La Legge Pinto non si applica alla liquidazione coatta amministrativa: disciplina incostituzionale?
11 Febbraio 2020
La peculiarità della liquidazione coatta amministrativa, rispetto al fallimento, trova la sua giustificazione nelle finalità pubblicistiche di tale procedura, riguardante imprese che, pur operando nell'ambito del diritto privato, involgono molteplici interessi. Non essendo, quindi, configurabile un'identità tra la posizione di un creditore di un fallimento e quella di un creditore di una liquidazione coatta amministrativa, il fatto che i rimedi della Legge Pinto si applichino solo nell'ambito del fallimento e non anche nell'ambito della liquidazione coatta amministrativa non determina la prospettata incostituzionalità. Lo ha stabilito la Corte Costituzionale, con la sentenza n. 12/20, depositata il 5 febbraio.
Il caso. La pronuncia in commento trae origine dalla questione di legittimità costituzionale degli artt. 1-bis, commi 1 e 2, e 2, comma 1, L. n. 89/2001 (Previsione di equa riparazione in caso di violazione del termine ragionevole del processo e modifica dell'art. 375 c.p.c.), sollevata nel corso di un giudizio proposto per ottenere un equo indennizzo per l'eccessiva durata di una precedente procedura di liquidazione coatta amministrativa.
Le censure del rimettente. Secondo il giudice a quo, la violazione degli artt. 3 e 21 Cost. deriverebbe dal fatto che, di fronte alla medesima situazione soggettiva di vantaggio (l'essere creditore di un fallimento o di una liquidazione coatta amministrativa), la l. n. 89/2001 (c.d. “legge Pinto”) attribuirebbe solo al primo (e non al secondo) la possibilità di ottenere tutela in relazione al ritardo nella chiusura della procedura concorsuale, nelle forme previste dalla legge stessa.

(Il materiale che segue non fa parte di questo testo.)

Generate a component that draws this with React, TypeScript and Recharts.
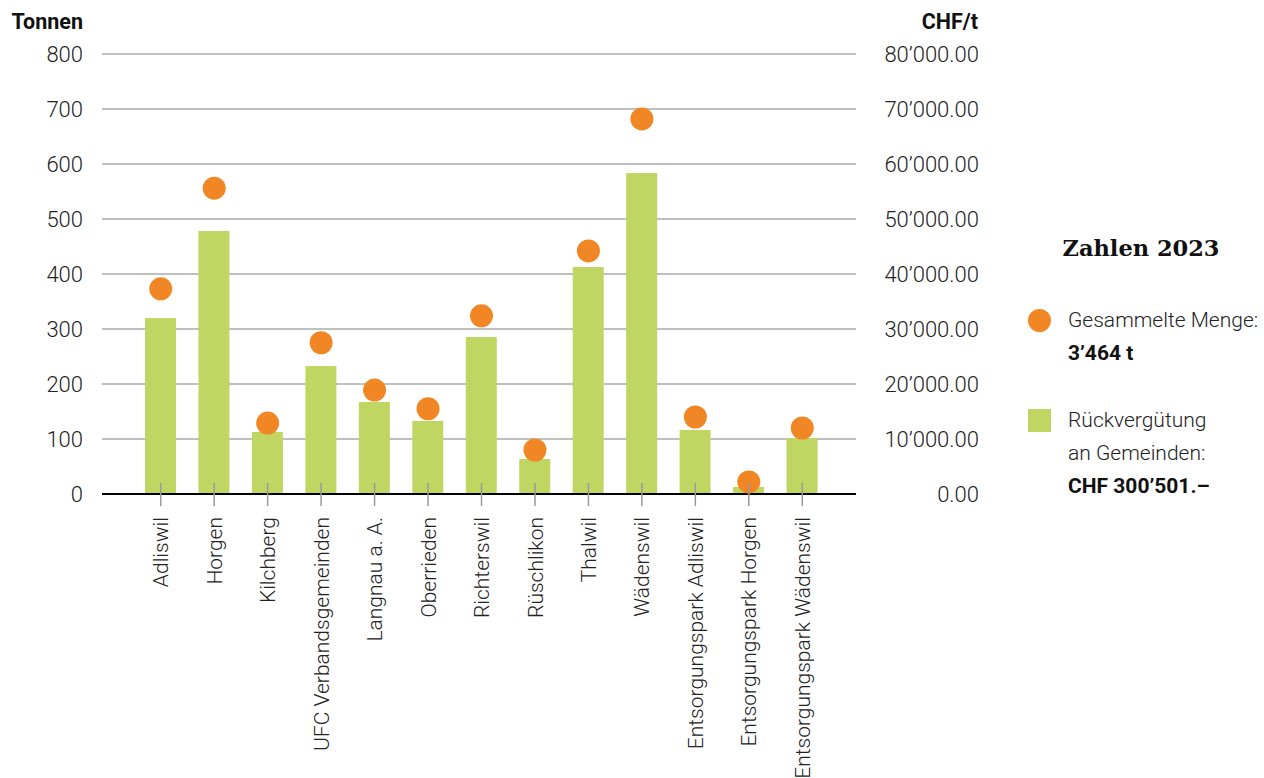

Le disposizioni impugnate. L'art. 1-bis L. n. 89/2001, al suo comma 1, dispone che la «parte di un processo ha diritto a esperire rimedi preventivi alla violazione della Convenzione per la salvaguardia dei diritti dell'uomo e delle libertà fondamentali (…) sotto il profilo del mancato rispetto del termine ragionevole di cui all'articolo 6, paragrafo 1, della Convenzione stessa». E, nel successivo comma 2, stabilisce che chi, «pur avendo esperito i rimedi preventivi di cui all'articolo 1-ter, ha subìto un danno patrimoniale o non patrimoniale a causa dell'irragionevole durata del processo ha diritto ad una equa riparazione».
La ragionevole durata dei processi secondo il diritto vivente. Dalle citate disposizioni, la Cassazione ha enucleato il principio per cui il diritto all'equa riparazione ex lege n. 89/2001 è configurabile solo con riguardo all'eccessiva durata di un “processo” (comportante l'esercizio di un'attività giurisdizionale) e non anche, quindi, con riferimento all'irragionevole protrarsi di un procedimento di carattere meramente amministrativo (cfr. ex plurimis, Cass. Civ., n. 4429/14, n. 13088/10 e n. 23754/07).
Liquidazione coatta amministrativa e fallimento “pari non sono”. Chiamata a pronunciarsi sulla questione, la Consulta osserva che la peculiarità della liquidazione coatta amministrativa, rispetto al fallimento, trova la sua giustificazione nelle finalità pubblicistiche di tale procedura (cfr. Corte Cost., n. 363/1994, n. 159/1975 e n. 87/1969), che, infatti, riguarda imprese che, pur operando nell'ambito del diritto privato, involgono tuttavia molteplici interessi o perché attengono a particolari settori dell'economia nazionale, in relazione ai quali lo Stato assume il compito della difesa del pubblico affidamento, o perché si trovano in rapporto di complementarietà, dal punto di vista teleologico e organizzativo, con la pubblica amministrazione. Segnatamente, l'avvio della procedura di liquidazione coatta amministrativa dipende dalla natura del soggetto debitore (banche, assicurazioni, società cooperative, enti sottoposti a vigilanza e simili). E ciò, appunto, comporta che tra le due comparate procedure non sussista quella “identità” delle rispettive posizioni creditorie, che il giudice a quo presuppone e adduce a motivo della censurata disparità di trattamento delle stesse in tema di equo indennizzo ex lege n. 89/2001.
Il creditore non è privo di tutela a fronte dell'irragionevole durata dalla liquidazione coatta amministrativa. Il Giudice delle leggi rileva, poi, che, in ogni caso, l'inapplicabilità della disciplina dell'equo indennizzo alla liquidazione coatta (in quanto) amministrativa, quale risultante dalla normativa censurata, non comporta che, in caso di non giustificabile eccessiva durata di siffatta procedura, il creditore resti privo di alcun rimedio riparatorio.